Re-signing Stevie Johnson - Stevie Johnson may not be an elite wide receiver, but he's an adequate No. 1 receiver and Nix did well to lock him up at an under-market rate. Johnson signed a five-year, $36.25 million contract prior to last season. An average salary of $7.25 million may not seem like a bargain, but when comparable players like Vincent Jackson, Dwayne Bowe and Mike Wallace all signed for more than $11 million per season since, the deal looks good for Buffalo.

Cleaning out the roster - It's not as if Nix took over a powerhouse team and reduced it to a 6-10 team. When he took over the Bills, the roster was a mess. It wasn't long before players like Terrell Owens, Trent Edwards and Aaron Maybin were gone as a part of Nix's attempt to rebuild the roster. He brought in talent through both the draft and free agency, but one of Nix's biggest additions may have come off the field. Nix re-tooled the front office, including the hiring of his likely successor, Doug Whaley. Even though his tenure as GM wasn't long, Nix added stability and structure to the Bills.

The Bad

Hiring Chan Gailey - One of Nix's first tasks after taking over as GM was to hire a new head coach. The Bills conducted a lengthy search, with Bill Cowher and Mike Shanahan among the reported candidates. Instead of making the splash hire, Nix hired Gailey, who went 16-32 in three seasons and was fired following the 2012 campaign. The Bills were 5-2 through seven games in 2011, and Gailey looked like an offensive innovator, but things fell apart from there.

Extending Ryan Fitzpatrick's contract - Early on, Fitzpatrick looked like the perfect quarterback to run Gailey's system, and Nix signed him to a six-year, $59 million deal six games into the 2011 season. The wheels came off not long after, and Fitzpatrick went from a promising above-average starter to a grossly overpaid backup quarterback. The Bills released Fitzpatrick just one season into his extension.

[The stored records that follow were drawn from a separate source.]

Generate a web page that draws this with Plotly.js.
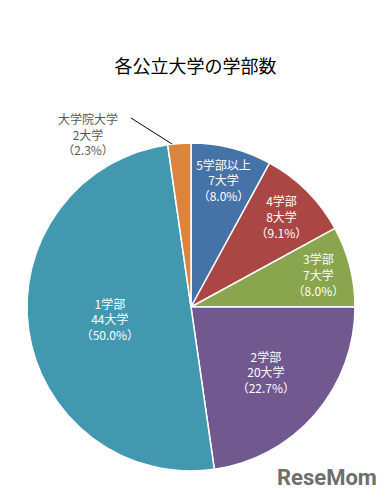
<!DOCTYPE html>
<html>
<head>
<meta charset="utf-8">
<script src="https://cdn.plot.ly/plotly-3.0.1.min.js"></script>
<style>html,body{margin:0;padding:0;background:#fff;}#chart{width:391px;height:500px;}</style>
</head>
<body>
<div id="chart"></div>
<script>
const categories = ['5学部以上', '4学部', '3学部', '2学部', '1学部', '大学院大学'];
const universities = [7, 8, 7, 20, 44, 2];
const colors = ['#4572A7', '#AA4643', '#89A54E', '#71588F', '#4198AF', '#DB843D'];
const titleText = '各公立大学の学部数';

const font = '"Noto Sans CJK JP", "Noto Sans", sans-serif';

const trace = {
  type: 'pie',
  labels: categories,
  values: universities,
  sort: false,
  direction: 'clockwise',
  rotation: 0,
  marker: {colors: colors, line: {color: '#ffffff', width: 1.5}},
  texttemplate: categories.map((c, i) => i === categories.length - 1 ? '' : '%{label}<br>%{value}大学<br>（%{percent:.1%}）'),
  textinfo: 'text',
  textposition: 'inside',
  insidetextorientation: 'horizontal',
  insidetextfont: {color: '#ffffff', size: 12, family: font},
  hoverinfo: 'none',
  domain: {x: [0.069, 0.908], y: [0.058, 0.714]}
};

const last = categories.length - 1;
const total = universities.reduce((a, b) => a + b, 0);
const layout = {
  width: 391, height: 500,
  margin: {l: 0, r: 0, t: 0, b: 0},
  paper_bgcolor: '#ffffff',
  showlegend: false,
  font: {family: font},
  uniformtext: {minsize: 12, mode: 'show'},
  title: {text: titleText, font: {size: 18, color: '#000000', family: font}, x: 0.5, xanchor: 'center', y: 0.866, yanchor: 'middle'},
  annotations: [
    {xref: 'paper', yref: 'paper', x: 0.225, y: 0.733, xanchor: 'center', yanchor: 'middle', align: 'center',
     text: categories[last] + '<br>' + universities[last] + '大学<br>（' + (universities[last] / total * 100).toFixed(1) + '%）',
     showarrow: false,
     font: {size: 12, color: '#595959', family: font}},
    {xref: 'paper', yref: 'paper', x: 0.97, y: 0.045, xanchor: 'right', yanchor: 'middle', showarrow: false,
     text: '<b>ReseMom</b>', font: {size: 22, color: '#6e6e6e', family: 'Roboto, "DejaVu Sans", sans-serif'}}
  ],
  shapes: [
    {type: 'line', xref: 'paper', yref: 'paper', x0: 0.335, y0: 0.764, x1: 0.44, y1: 0.712, line: {color: '#000000', width: 1}}
  ]
};

Plotly.newPlot('chart', [trace], layout, {staticPlot: true, displayModeBar: false});
</script>
</body>
</html>
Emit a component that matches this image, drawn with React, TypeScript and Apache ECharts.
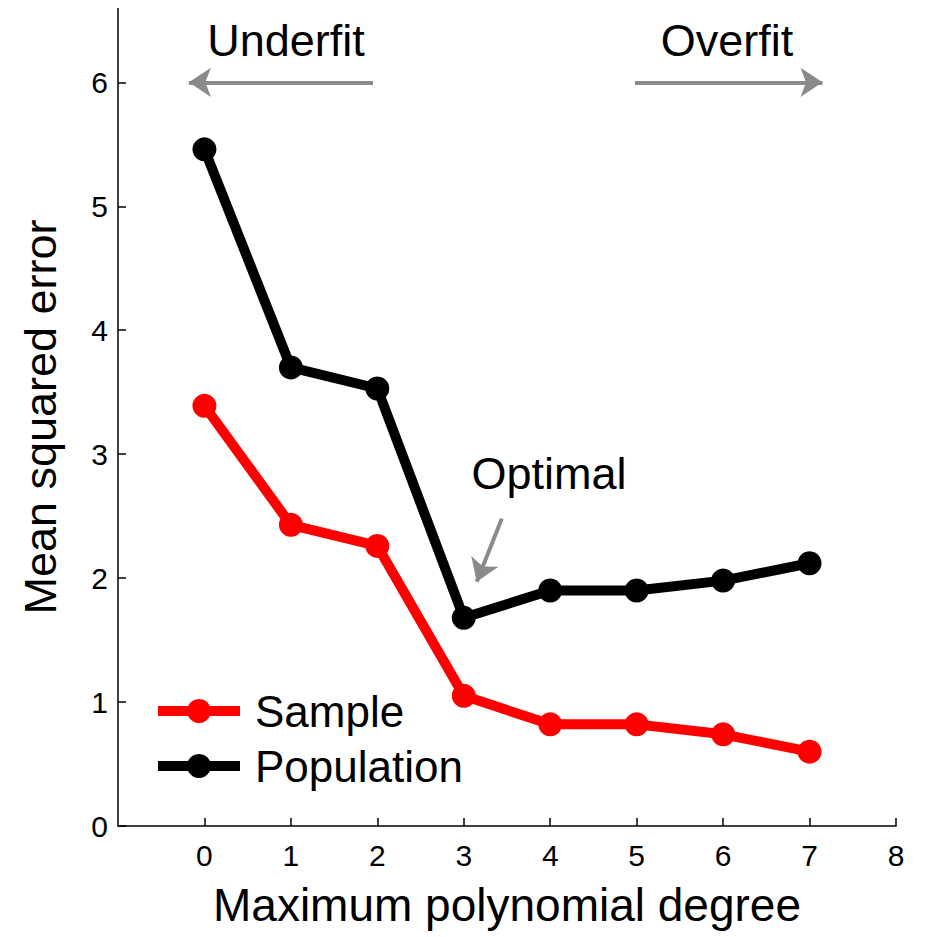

Trading Marshawn Lynch - Lynch had some off-the-field issues in Buffalo, and the Bills had running back depth, but Nix still didn't get much value by trading the then 24-year-old running back. The Bills acquired a fourth-round (Chris Hairston) and sixth-round pick (Tank Carder) for Lynch. Hairston started 15 games over two seasons, while Carder was released in training camp. Lynch, meanwhile, is coming off back-to-back seasons with at least 1,200 rushing yards. He ran for 1,590 yards last season, making first-team All-Pro.

The undecided

Signing Mario Williams - Nix's biggest free agent move was signing defensive end Mario Williams to a six-year, $96 million deal. Williams recorded 10.5 sacks during his first season in Buffalo, and how he plays over the final five years will go a long way in determining Nix's legacy.

Drafting EJ Manuel - Nix failed to find a long-term starting quarterback during his first three seasons in Buffalo, but he may have done so in one of his final major moves as a GM. The Bills drafted EJ Manuel with the No. 16 pick in the draft. If Manuel becomes an average or better starting quarterback, Nix will have left Buffalo primed for a successful future. If Manuel struggles, it will be Nix's second major gaffe at quarterback.

Hiring Doug Marrone - Hiring Gailey didn't work out for Nix and the Bills, but the verdict is still out on Marrone. Like he did before he hired Gailey, Nix interviewed several big-name candidates before choosing the lesser-known Marrone. If Marrone and Manuel succeed, Nix will have left Buffalo with a head coach and a franchise quarterback. If not, the Bills could be in the market for both in three more seasons.

Nix's tenure as general manger may not have been glamorous, but he took a lot of necessary lumps and laid a lot of groundwork for the Bills. Buffalo has talent, and if the new coaching staff and quarterback pan out, the Bills could be much improved next season and beyond. If, however, the opposite happens, and the Bills are forced to go through another complete overhaul, Nix's tenure may be looked at as much worse than a botched phone call and a bad contract.